Como nos EUA, o processo inflacionário não se cria, apesar da ininterrupta
elevação dos valores injetados pelo Banco da Inglaterra no sistema financeiro,
conforme visto acima. Na zona do euro, apesar da injeção de mais de 1 trilhão
de euros nos bancos europeus, pelo BC Europeu, em sucessivas ampliações das
operações de resgate, o IPC saiu de 0,6% ao ano em março de 2009, foi a 3% ao
ano em setembro de 2011, para recuar a 2,7% ao ano em março de 2012. O Japão,
onde a bolha estourou ainda na década de 90, pode ser visto como um caso
emblemático. Tendo adotado a política de injeções de moeda irrestritas, para
evitar a quebra sistêmica, viu o seu IPC manter-se inalterado no entorno de
0%.No Canadá, o IPC, depois de atingir 3,1% ao ano, em agosto 2011, recuou para
1,9% ao ano em março de 2012. Por último a Suíça que, parece,
é o argumento definitivo. O Banco Nacional Suíço entrou na crise do
Lehman Brothers, em setembro de 2008, com Ativos de FS 131,08 bilhões. Três anos decorridos, em setembro de 2011, seus
Ativos haviam triplicado para FS 381,36 bilhões!

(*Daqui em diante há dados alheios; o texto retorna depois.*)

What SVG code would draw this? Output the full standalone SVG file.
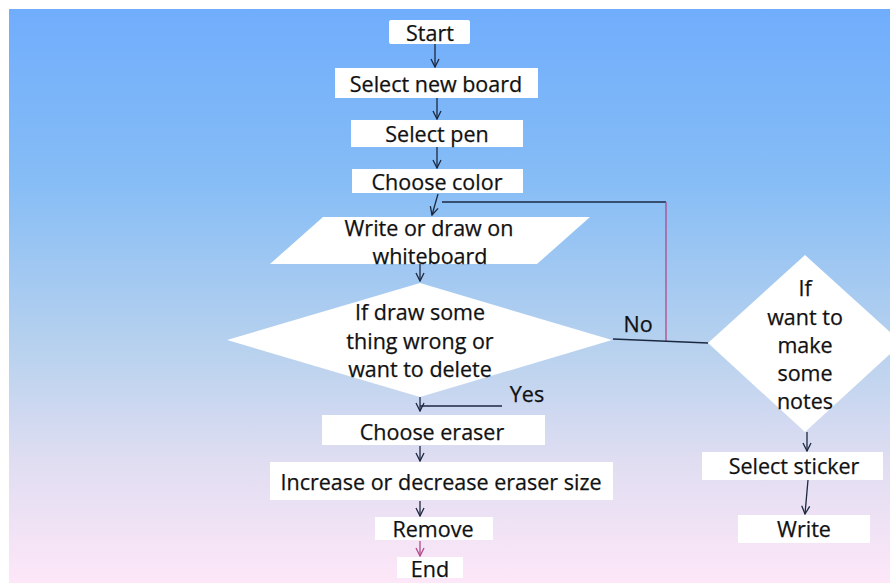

O impensável tornava-se uma
possibilidade: uma inflação suíça. Pois, no período, contra toda e qualquer
teoria de política monetária, o IPC foi de 2,9% ao ano, em setembro de 2008, ao
entorno de zero, já em janeiro de 2009, até chegar a uma deflação em torno de
1% ao ano nos meses recentes. Tudo isto nos faz pensar: qual o futuro dos BCs?
Apenas continuar a emitir trilhões para os bancos?